A federal judge in Kansas has dismissed a case seeking to enforce a 1996 federal law that says states that let illegal aliens pay in-state tuition at state colleges must grant the same rates to out-of-state citizen students.
Over the past decade, nine states have passed laws granting in-state tuition rates to illegal aliens who qualify as in-state residents, but the Kansas case is the first in which a state’s law has been challenged as a violation of the federal law.
U.S. District Judge Richard D. Rogers dismissed the challenge on technical grounds, ruling that two dozen out-of-state students did not have standing to sue because they were not harmed personally by in-state tuition rates for illegal aliens. He said he did not rule on the actual merits of the challenge.

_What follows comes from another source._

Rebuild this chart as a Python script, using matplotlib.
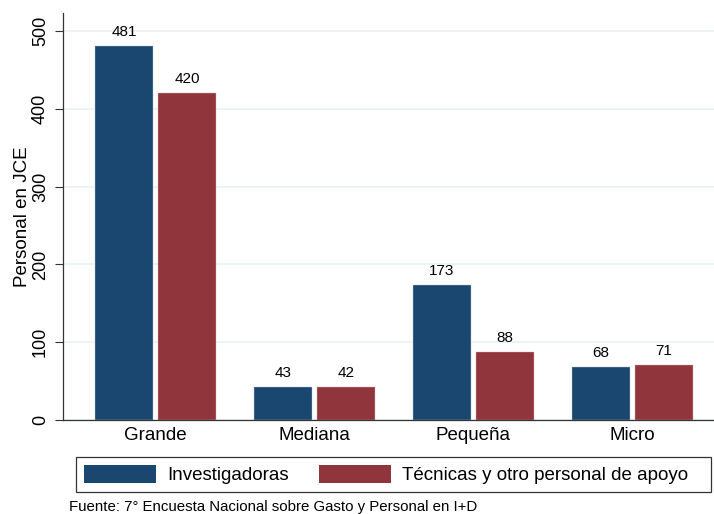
import numpy as np
import matplotlib.pyplot as plt
from matplotlib.patches import Patch, Rectangle

plt.rcParams['font.family'] = ['Liberation Sans', 'DejaVu Sans']

# datos
categorias = ["Grande", "Mediana", "Pequeña", "Micro"]
investigadoras = [481, 43, 173, 68]
tecnicas = [420, 42, 88, 71]
series_labels = ["Investigadoras", "Técnicas y otro personal de apoyo"]

col_inv = "#1a476f"
col_tec = "#90353b"

W, H = 714, 514
fig = plt.figure(figsize=(W / 100, H / 100), dpi=100)
ax = fig.add_axes([63 / W, 1 - 420 / H, (714 - 63) / W, (420 - 12.7) / H])

x = np.arange(len(categorias))
bw = 0.365
off = 0.198
b1 = ax.bar(x - off, investigadoras, bw, color=col_inv, edgecolor="#b8c6d2", linewidth=0.3)
b2 = ax.bar(x + off, tecnicas, bw, color=col_tec, edgecolor="#d3b4b7", linewidth=0.3)

for bars in (b1, b2):
    for r in bars:
        ax.annotate(f"{int(r.get_height())}", (r.get_x() + r.get_width() / 2, r.get_height()),
                    xytext=(0, 5), textcoords="offset points", ha="center", va="bottom",
                    fontsize=11)

ax.set_xlim(-0.582, 3.513)
ax.set_ylim(0, 523.6)
ax.set_yticks([0, 100, 200, 300, 400, 500])
ax.set_yticklabels(["0", "100", "200", "300", "400", "500"], rotation=90, va="center", fontsize=13)
ax.set_xticks(x)
ax.set_xticklabels(categorias, fontsize=13.5)
ax.tick_params(axis="x", length=0, pad=5)
ax.tick_params(axis="y", length=6, width=0.8, color="#333333", pad=4)
ax.set_ylabel("Personal en JCE", fontsize=13.5, labelpad=1)

ax.grid(axis="y", color="#eaf2f3", linewidth=1.2)
ax.set_axisbelow(True)
for s in ("top", "right"):
    ax.spines[s].set_visible(False)
for s in ("left", "bottom"):
    ax.spines[s].set_color("#333333")
    ax.spines[s].set_linewidth(0.9)

# leyenda con marco propio
fig.patches.append(Rectangle((76 / W, 1 - 492 / H), 635 / W, 35 / H, transform=fig.transFigure,
                             facecolor="white", edgecolor="#333333", linewidth=0.9, zorder=1))
handles = [Patch(facecolor=col_inv), Patch(facecolor=col_tec)]
leg = fig.legend(handles, series_labels, ncol=2, loc="center left",
                 bbox_to_anchor=(84 / W, 1 - 474.5 / H), fontsize=13.5, frameon=False,
                 handlelength=3.84, handleheight=1.07, handletextpad=0.6,
                 columnspacing=1.6, borderpad=0, borderaxespad=0)
leg.set_zorder(2)

fig.text(69 / W, 1 - 507.5 / H, "Fuente: 7° Encuesta Nacional sobre Gasto y Personal en I+D",
         fontsize=10.8, va="center", ha="left")

fig.savefig("out.png", dpi=100)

“The decision on what to do concerning the education of illegal aliens at the post-secondary level in our country is indeed significant,” wrote Judge Rogers, who was nominated by President Ford. “That decision, however, is probably best left to the United States Congress and the Kansas Legislature.”
Attorneys for the students have promised to appeal to the 10th U.S. Circuit Court of Appeals.
“Standing” is the issue of whether someone is injured by the law. Kris W. Kobach, attorney for the plaintiffs and a law professor at the University of Missouri at Kansas City, said that certainly applies to out-of-state students, who pay about $8,000 more than in-state students in Kansas.
“My question is, if our plaintiffs really don’t have standing, then it’s unclear anyone would,” he said.
The Kansas law took effect July 1, 2004. It applies to all students who graduated from a Kansas high school after spending three years there, so it does not specifically target illegal aliens.
In the first year, about 30 illegal aliens took advantage of the tuition rate, Mr. Kobach said, while about 20,000 students paid the out-of-state tuition rate.
Michael Hethmon, an attorney for the Federation for American Immigration Reform (FAIR), which helped fund the lawsuit, said Judge Rogers was too cursory.
“On some of the issues, he really just skimmed the surface because he wanted to dispose of the case on standing,” Mr. Hethmon said.
Kansas Attorney General Phill Kline, a Republican, defended the state’s law in court. His communications director, Whitney E. Watson, did not return a call for comment yesterday.
But Peter D. Roos, who argued in the case on behalf of three anonymous illegal aliens, said the 1996 law was enacted six weeks after another law opened the door for states to offer benefits to illegal aliens. Congress did not overturn the provision in enacting the second law and therefore must have meant to allow Kansas and other states to offer in-state tuition benefits for illegal aliens, he said.
“Our sense is that Congress, if it had wanted to repeal [the earlier law], it would have done so expressly,” he said, adding that FAIR was trying to use the courts as an end run.
“I think on the merits they were trying to pull a victory out of a loss they suffered in Congress,” he said.
In-state tuition laws also have been enacted in California, Texas, New York, Utah, Washington, Oklahoma, New Mexico and Illinois. Maryland’s legislature passed such legislation, but Gov. Robert L. Ehrlich Jr., a Republican, vetoed it.
At least two states — Alaska and Mississippi — have laws specifically barring in-state tuition rates for illegal aliens. Virginia’s legislature passed such legislation, but Gov. Mark Warner, a Democrat, vetoed it.
Last year, legislation to repeal the 1996 provision passed the Senate Judiciary Committee but never advanced. Its sponsor, Sen. Orrin G. Hatch, Utah Republican, has not reintroduced the bill in this session of Congress.